MAXWELL SAID: Maxwell Shoe Co. said Tuesday that Jones Apparel Group Inc. and its subsidiary MSC Acquisition Corp. have withdrawn the majority of its claims from a lawsuit filed in a Delaware Chancery Court against the footwear firm that arose over Jones’ proposed $300 million tender offer for Maxwell shares. One claim in connection with Maxwell’s certificate of incorporation remains in the Delaware court system, which Maxwell said is “without merit” and that it intends to defend against. Maxwell’s federal court action in Boston against Jones is not affected by the changes in the lawsuit that is under the Delaware court’s jurisdiction. As reported, the federal court action filed by Maxwell alleged misstatements by Jones in connection with its tender offer. Jones on Monday extended the expiration of its tender offer until May 17 at midnight.
ENTERTAINING BETTER OFFERS: Despite having entered into a merger agreement with Luxottica Group SpA in January, Cole National Corp.’s board of directors said Tuesday it would provide private information and begin merger discussions with Moulin International Holdings Ltd. Moulin, the world’s third-largest eyewear manufacturer, made an unsolicited cash offer to acquire Cole for $25 a share, topping Luxottica’s offer of $22.50 a share. However, at this point, Cole’s board has not changed its position regarding the original agreement with Luxottica.
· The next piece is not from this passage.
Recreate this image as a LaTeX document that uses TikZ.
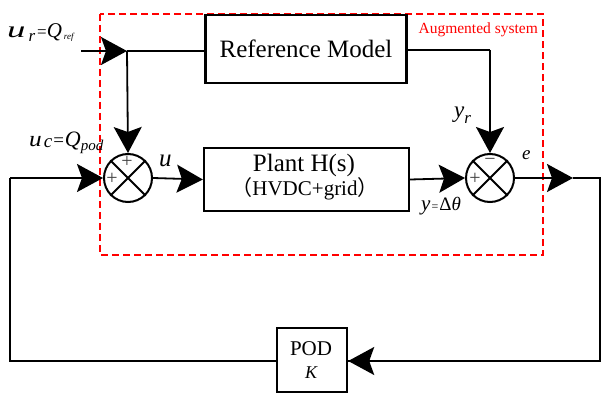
\documentclass[tikz,border=0pt]{standalone}
\usepackage{fontspec}
\setmainfont{Liberation Serif}
\newfontfamily\cjk{Noto Sans CJK SC}
\usetikzlibrary{arrows.meta}
\newcommand{\fsz}[1]{\fontsize{#1}{#1}\selectfont}
\begin{document}
\begin{tikzpicture}[x=1pt,y=-1pt,
  blk/.style={draw, line width=2.4pt, rectangle, inner sep=0pt, align=center},
  sumnode/.style={draw, line width=2pt, circle, minimum size=48pt, inner sep=0pt},
  wire/.style={line width=1.8pt},
  arr/.style={wire, -{Stealth[length=26pt,width=28pt,inset=5pt]}},
  lbl/.style={inner sep=0pt, font=\itshape},
  sign/.style={inner sep=0pt, font=\fsz{20}, text=black!75}
]
\useasboundingbox (0,0) rectangle (601,395);

% dashed augmented box
\draw[red, line width=1.2pt, dash pattern=on 7pt off 4pt] (100,14) rectangle (543,255);
\node[red, anchor=base east, inner sep=0pt, font=\fsz{15.5}] (aug) at (538,34) {Augmented system};

% blocks
\node[blk, minimum width=201pt, minimum height=68pt, font=\fsz{25}] (ref) at (306,49) {Reference Model};
\node[blk, minimum width=205pt, minimum height=63pt] (plant) at (306.5,179.5) {};
\node[inner sep=0pt, anchor=base, font=\fsz{25}] (pt1) at (304,172) {Plant H(s)};
\node[inner sep=0pt, anchor=base, font=\fsz{21}] (pt2) at (305,196) {{\cjk （}HVDC+grid{\cjk ）}};
\node[blk, minimum width=70pt, minimum height=64pt] (pod) at (312,360) {};
\node[inner sep=0pt, anchor=base, font=\fsz{21}] (pod1) at (311,355) {POD};
\node[inner sep=0pt, anchor=base, font=\fsz{18}\itshape] (pod2) at (311,378) {K};

\node[sumnode] (s1) at (128,178) {};
\node[sumnode] (s2) at (490,178) {};
\draw[line width=1.8pt] (s1.north west) -- (s1.south east) (s1.north east) -- (s1.south west);
\draw[line width=1.8pt] (s2.north west) -- (s2.south east) (s2.north east) -- (s2.south west);
\node[sign] (s1t) at (127,162) {+};
\node[sign] (s1l) at (112,179) {+};
\node[sign] (s2t) at (490,162) {\textminus};
\node[sign] (s2l) at (475,179) {+};

% coordinates
\coordinate (ustart) at (81,51);
\coordinate (branch) at (127,51);
\coordinate (refcorner) at (490,50);
\coordinate (outtip) at (573,178);
\coordinate (outend) at (600,178);
\coordinate (brc) at (600,361);
\coordinate (blc) at (10,361);
\coordinate (tlc) at (10,178);

% wires
\draw[arr] (ustart) -- (branch);
\draw[wire] (branch) -- (ref.west |- branch);
\draw[arr] (branch) -- (s1.north);
\draw[wire] (ref.east |- refcorner) -- (refcorner);
\draw[arr] (refcorner) -- (s2.north);
\draw[arr] (s1.east) -- (plant.west);
\draw[arr] (plant.east) -- (s2.west);
\draw[arr] (s2.east) -- (outtip);
\draw[wire] (outtip) -- (outend) -- (brc) -- (pod.east |- brc);
\draw[arr] (brc) -- (pod.east |- brc);
\draw[wire] (pod.west |- blc) -- (blc) -- (tlc);
\draw[arr] (tlc) -- (s1.west);

% labels
\node[lbl, anchor=base west] (lur) at (7,38) {\fsz{23}\scalebox{1.6}[1]{u}\hspace{3pt}\raisebox{-4pt}{\fsz{17}r}\hspace{2pt}{\upshape\fsz{17}=}\fsz{21}Q\hspace{2pt}\raisebox{-2pt}{\fsz{9}ref}};
\node[lbl, anchor=base west] (luc) at (29,147) {\fsz{22}\scalebox{1.15}[1]{u}\hspace{2pt}\raisebox{-1pt}{\fsz{19}c}\hspace{1pt}{\upshape\fsz{19}=}\hspace{1pt}\fsz{22}Q\raisebox{-4pt}{\fsz{15}pod}};
\node[lbl, anchor=base west, font=\fsz{25}\itshape] (lu) at (159,167) {u};
\node[lbl, anchor=base west] (lyr) at (454,118) {\fsz{23}y\raisebox{-6pt}{\fsz{17}r}};
\node[lbl, anchor=base west, font=\fsz{19}\itshape] (le) at (522,160) {e};
\node[lbl, anchor=base west] (ly) at (421,210) {\fsz{21}y\hspace{1pt}{\upshape\fsz{12}=}\hspace{1pt}{\upshape\fsz{19}Δ}\fsz{19}θ};
\end{tikzpicture}
\end{document}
WEB FABRICS: J. Crew Group Inc. is using Web-based software from Freeborders Inc. to manage the design and buying of fabrics and trims. J. Crew aims to cut prices, get faster deliveries and shrink its inventory of fabrics and trims by aggregating buying across its men’s and women’s divisions using FB Fabric & Trim. The product, part of a suite of life cycle management software from Freeborders, lets manufacturers and suppliers jointly design and view fabric and trims over the Web. “Freeborders Fabric & Trim will enable us to collaborate better with our trim suppliers, speed our decision making, and streamline the fabric and trim approval process overall,” said J.Crew’s chief information officer, Paul Fusco.
LAYOFFS AT SPIEGEL: Bankrupt Spiegel Group said it is laying off 255 employees at its headquarters and at a data center, both located in Chicago. The layoffs began Tuesday and will continue over the next two months. The company, which is trying to sell its core Spiegel catalogue operation, also said preliminary negotiations with a potential buyer were still ongoing. It added that there was no guarantee that a purchaser would be willing to assume the majority of the current Spiegel catalogue workforce. Bill Kosturos, interim chief executive officer and chief restructuring officer, said in a statement that the company in the meantime was continuing its efforts to “minimize the ongoing operating losses” of the catalogue business. Spiegel, which filed for bankruptcy March 2003, is also shopping its Eddie Bauer operation.